The Tesla Cybertruck, after being unveiled in 2019, has been delayed on several occasions due to the global COVID-19 pandemic and related supply chain issues. While Musk has indicated on several occasions that the design is finalized, Tesla has continued to make slight adjustments while it prepares for early production, which is slated for mid-2023. Volume production is set for the end of the year.
While the Cybertruck project has been delayed, it appears Tesla is finally getting very close to production, the automaker’s Chief Vehicle Designer Franz von Holzhausen said on the Ride the Lightning podcast with Ryan McCaffrey.

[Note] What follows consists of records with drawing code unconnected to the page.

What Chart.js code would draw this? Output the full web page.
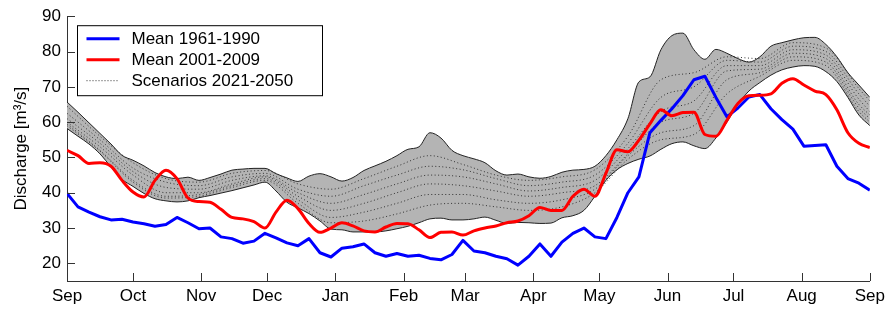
<!DOCTYPE html>
<html>
<head>
<meta charset="utf-8">
<script src="https://cdn.jsdelivr.net/npm/chart.js@4.4.1/dist/chart.umd.min.js"></script>
<style>
  html, body { margin: 0; padding: 0; background: #fff; }
  #chart { display: block; }
</style>
</head>
<body>
<canvas id="chart" width="890" height="311"></canvas>
<script>
// day of the hydrological year (0 = 1 Sep)
const days = [0, 5, 10, 15, 20, 25, 30, 35, 40, 45, 50, 55, 60, 65, 70, 75, 80, 85, 90, 95,
  100, 105, 110, 115, 120, 125, 130, 135, 140, 145, 150, 155, 160, 165, 170, 175, 180, 185, 190, 195,
  200, 205, 210, 215, 220, 225, 230, 235, 240, 245, 250, 255, 260, 265, 270, 275, 280, 285, 290, 295,
  300, 305, 310, 315, 320, 325, 330, 335, 340, 345, 350, 355, 360, 365];

// Mean 1961-1990
const mean1961 = [39.8, 36, 34.5, 33.2, 32.3, 32.5, 31.7, 31.2, 30.5, 31, 33, 31.5, 29.8, 30, 27.5, 27, 25.7, 26.3, 28.5, 27.2,
  25.8, 25, 27, 23, 21.8, 24.3, 24.7, 25.5, 23, 22, 22.8, 22, 22.3, 21.4, 21, 22.5, 26.5, 23.5, 23, 22,
  21.3, 19.5, 22, 25.5, 22, 26, 28.5, 30, 27.5, 27, 33, 40, 44.5, 57, 60.5, 63.8, 67.5, 72, 73, 67,
  61.5, 64, 67.1, 67.8, 63.8, 60.7, 58, 53.2, 53.4, 53.6, 47.5, 44, 42.7, 40.7];

// Mean 2001-2009
const mean2001 = [52, 50.5, 48.3, 48.5, 47.5, 43.5, 40.2, 38.8, 43.5, 46.4, 44, 38.5, 37.5, 37.3, 35.3, 33, 32.6, 31.8, 30, 34.5,
  37.9, 35.5, 31.3, 28.8, 30, 31.5, 30.6, 29.2, 28.9, 30.3, 31.3, 31.2, 29.5, 27.3, 28.8, 28.9, 28, 29.2, 30, 30.6,
  31.5, 32, 33.5, 35.8, 35, 35, 39, 41, 39, 45.5, 52.2, 51.6, 54.9, 59.5, 63.5, 61.8, 62.7, 62.8, 56.5, 56,
  60.5, 65.3, 67.5, 67.6, 68, 71, 72.3, 70.5, 68.8, 67.8, 63.5, 57, 54, 52.8];

// scenario envelope 2021-2050
const bandUpper = [65.7, 62.8, 59.8, 56.8, 53.8, 50.6, 49.2, 47.6, 45.7, 44.5, 44, 44.4, 43.5, 44.3, 45.3, 46.4, 46.7, 46.9, 46.9, 45.4,
  44.2, 43.2, 44.7, 45.4, 44.5, 43.3, 44.3, 46.3, 47.6, 48.9, 50.5, 52.3, 53, 57, 55.5, 52, 50.5, 49.6, 48.5, 46.2,
  45, 45.3, 44.5, 44.1, 44.6, 45.8, 46.4, 46.6, 47.5, 50.5, 55, 61, 71.4, 72.8, 80.5, 84.5, 85.2, 80.5, 77.8, 80.6,
  79.5, 78, 77, 78.5, 81.5, 82.5, 83.3, 83.9, 84, 82, 78.5, 74, 70.5, 67];
const bandLower = [58.2, 56, 53.8, 51, 47.3, 43.8, 41.8, 39.8, 38.3, 37.7, 37.4, 37.7, 38.6, 39.2, 39.9, 40.6, 41.4, 42.2, 43, 40.5,
  37.3, 35.7, 34.1, 32, 29.7, 29.5, 28.9, 28.9, 28.9, 29.2, 29.8, 30.5, 31.5, 32.6, 32.8, 32.3, 32.3, 32.6, 33.1, 32.2,
  31.3, 31.6, 31.5, 31.3, 31.4, 32.9, 33.5, 35, 39, 43.5, 46.5, 48.3, 49.5, 50.4, 52.3, 53.9, 54.4, 53.3, 52.5, 55.5,
  60, 65, 68.8, 71.2, 73.3, 74.8, 75.6, 76, 75.8, 74.3, 71.5, 67, 62, 59];

// individual scenario runs (dotted)
const scenDays = [0, 15, 30, 45, 60, 75, 90, 105, 120, 135, 150, 165, 180, 195, 210, 225, 240, 255, 270, 285, 300, 315, 330, 345, 360, 365];
const scen1 = [64.5, 56, 48.5, 44, 43, 45.5, 46.3, 42.5, 41, 44, 47.5, 50.5, 48, 45, 43.5, 44.5, 46.5, 56, 72, 74, 78.5, 78, 82.5, 81, 69.5, 66];
const scen2 = [62.5, 55, 47, 43, 42, 44.5, 45.5, 41, 39, 42, 45, 47.5, 46.5, 44, 42, 43, 45, 54, 67, 70, 77.5, 77, 81.5, 80, 68, 64.5];
const scen3 = [61, 54, 46, 41.5, 41, 43.5, 44.8, 40, 37, 39.5, 42.5, 45, 44.5, 42.5, 40.5, 41.5, 43.5, 52.5, 63, 66, 76, 76, 80.5, 79, 66.5, 63];
const scen4 = [60, 53, 45, 40, 40, 42.5, 44.5, 39, 35, 37, 40, 42.5, 42, 40.5, 39, 40, 42, 51, 60, 62.5, 74.5, 75, 79.5, 78, 65, 62];
const scen5 = [59.5, 52, 43.5, 39, 39.5, 42, 44, 38, 33, 34.5, 37, 39.5, 39.5, 38, 37, 38, 41, 50.5, 57, 59, 72, 74, 78.5, 77, 64, 61];
const scen6 = [59, 51.8, 43, 38.5, 39, 41.5, 43.5, 37, 31.5, 32, 34, 36.5, 37, 36, 35, 36, 40, 49.5, 55, 56.5, 68, 73, 77.5, 76, 63, 60];
const scenarios = [scen1, scen2, scen3, scen4, scen5, scen6];

// axes
const monthDays = [0, 30, 61, 91, 122, 153, 181, 212, 242, 273, 303, 334, 365];
const monthLabels = ['Sep', 'Oct', 'Nov', 'Dec', 'Jan', 'Feb', 'Mar', 'Apr', 'May', 'Jun', 'Jul', 'Aug', 'Sep'];
const yTicks = [20, 30, 40, 50, 60, 70, 80, 90];
const legendLabels = ['Mean 1961-1990', 'Mean 2001-2009', 'Scenarios 2021-2050'];

const pts = (xs, ys) => xs.map((d, i) => ({ x: d, y: ys[i] }));

const FONT = "'Liberation Sans', Arial, Helvetica, sans-serif";
Chart.defaults.font.family = FONT;
Chart.defaults.font.size = 17;
Chart.defaults.color = '#000';

// ticks pointing into the plot, like the original
const inwardTicks = {
  id: 'inwardTicks',
  afterDatasetsDraw(chart) {
    const { ctx, chartArea: a, scales: { x, y } } = chart;
    ctx.save();
    ctx.strokeStyle = '#333';
    ctx.lineWidth = 1;
    ctx.beginPath();
    monthDays.forEach(d => {
      const px = Math.round(x.getPixelForValue(d)) + 0.5;
      ctx.moveTo(px, a.bottom);
      ctx.lineTo(px, a.bottom - 8);
    });
    yTicks.forEach(v => {
      const py = Math.round(y.getPixelForValue(v)) + 0.5;
      ctx.moveTo(a.left, py);
      ctx.lineTo(a.left + 8, py);
    });
    ctx.stroke();
    ctx.restore();
  }
};

// boxed legend inside the plot
const boxLegend = {
  id: 'boxLegend',
  afterDatasetsDraw(chart) {
    const { ctx, chartArea: a } = chart;
    const bx = a.left + 10.5, by = a.top + 9.5, bw = 245, bh = 70;
    ctx.save();
    ctx.fillStyle = '#fff';
    ctx.fillRect(bx, by, bw, bh);
    ctx.strokeStyle = '#000';
    ctx.lineWidth = 1;
    ctx.strokeRect(bx, by, bw, bh);

    const styles = [
      { color: '#0000ff', width: 3, dash: [] },
      { color: '#ff0000', width: 3, dash: [] },
      { color: '#333', width: 1, dash: [1, 2] }
    ];
    ctx.font = '17px ' + FONT;
    ctx.textBaseline = 'middle';
    ctx.fillStyle = '#000';
    legendLabels.forEach((label, i) => {
      const ly = by + 13 + i * 21;
      ctx.beginPath();
      ctx.strokeStyle = styles[i].color;
      ctx.lineWidth = styles[i].width;
      ctx.setLineDash(styles[i].dash);
      ctx.moveTo(bx + 9, ly);
      ctx.lineTo(bx + 42, ly);
      ctx.stroke();
      ctx.setLineDash([]);
      ctx.fillText(label, bx + 54, ly + 1);
    });
    ctx.restore();
  }
};

const lineBase = { pointRadius: 0, fill: false, cubicInterpolationMode: 'monotone' };

const datasets = [
  Object.assign({ label: legendLabels[1], data: pts(days, mean2001), borderColor: '#ff0000', borderWidth: 3 }, lineBase),
  // the old mean is a noisy daily series: keep straight segments
  { label: legendLabels[0], data: pts(days, mean1961), borderColor: '#0000ff', borderWidth: 3,
    pointRadius: 0, fill: false, tension: 0, borderJoinStyle: 'round' },
  ...scenarios.map(s => Object.assign({
    label: legendLabels[2], data: pts(scenDays, s), borderColor: '#333', borderWidth: 1, borderDash: [1, 2.5]
  }, lineBase)),
  Object.assign({}, lineBase, {
    label: 'upper', data: pts(days, bandUpper), borderColor: '#222', borderWidth: 1,
    backgroundColor: '#b4b4b4', fill: '+1'
  }),
  Object.assign({ label: 'lower', data: pts(days, bandLower), borderColor: '#222', borderWidth: 1 }, lineBase)
];

new Chart(document.getElementById('chart'), {
  type: 'line',
  data: { datasets },
  options: {
    responsive: false,
    devicePixelRatio: 1,
    animation: false,
    layout: { padding: { top: 16, right: 18, bottom: 0, left: 0 } },
    plugins: {
      legend: { display: false },
      tooltip: { enabled: false },
      filler: { drawTime: 'beforeDatasetsDraw' }
    },
    scales: {
      x: {
        type: 'linear',
        min: 0,
        max: 365,
        grid: { display: false, drawTicks: false },
        border: { display: true, color: '#333', width: 1 },
        afterBuildTicks: scale => { scale.ticks = monthDays.map(v => ({ value: v })); },
        afterFit: scale => { scale.height = 30; },
        ticks: {
          autoSkip: false, maxRotation: 0, minRotation: 0, padding: 5,
          callback: (value, index) => monthLabels[index]
        }
      },
      y: {
        min: 15,
        max: 90,
        grid: { display: false, drawTicks: false },
        border: { display: true, color: '#333', width: 1 },
        afterBuildTicks: scale => { scale.ticks = yTicks.map(v => ({ value: v })); },
        afterFit: scale => { scale.width = 67; },
        ticks: { padding: 6 },
        title: { display: true, text: 'Discharge [m³/s]', padding: { top: 11, bottom: 0 } }
      }
    }
  },
  plugins: [inwardTicks, boxLegend]
});
</script>
</body>
</html>
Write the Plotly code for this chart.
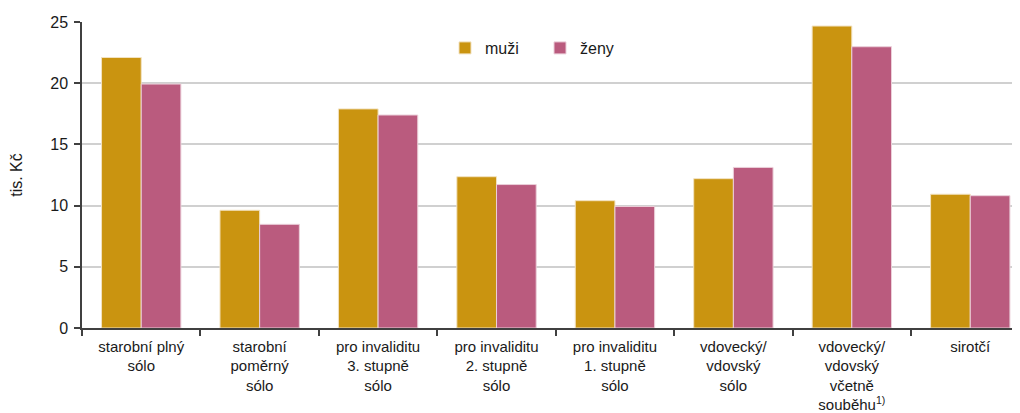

After McCaffrey asked whether the Cybertruck was finished “from a design perspective,” von Holzhausen answered, “Yeah. Basically, yes.”
McCaffrey also mentioned that production was slated for less than six months from now, and the Tesla Chief Designer did not deny nor indicate that anything would hold up the initial manufacturing phases.
However, von Holzhausen did say that Tesla never has a “pencils down” mentality with vehicle design, and Tesla remains fluid with its ideas. If the vehicle could be improved upon or if the company decides to make changes, it will not refrain from doing so.
“We work consistently through the entire process, and we’re constantly working on every detail,” he said, “and the refinement of that. So, and we learn things through the engineering phases and the manufacturing development phases that we can improve on, and so we do.”
He was sure to include that the Cybertruck has features that customers do not know about yet, but in typical Tesla fashion, no details were shared.
One of the more interesting tidbits of the interview was when von Holzhausen confirmed Tesla was looking at adding Yoke steering as a standard option on the Cybertruck. While prototypes have been spotted with the Yoke steering, Tesla has not yet confirmed whether it will commit to that for the vehicle. However, von Holzhausen said it “makes sense.”
Tesla recently made Yoke steering optional in the Model S and Model X, giving customers the option to choose a traditional steering wheel instead of the polarizing Yoke selection.
Tesla has made plenty of strides in Cybertruck production over the past few months, including delivering IDRA Giga Press machinery at Gigafactory Texas, where the vehicle will be built. Tesla will utilize a 9,000-ton Giga Press from IDRA for Cybertruck manufacturing, which may have arrived at the Texas factory earlier this month.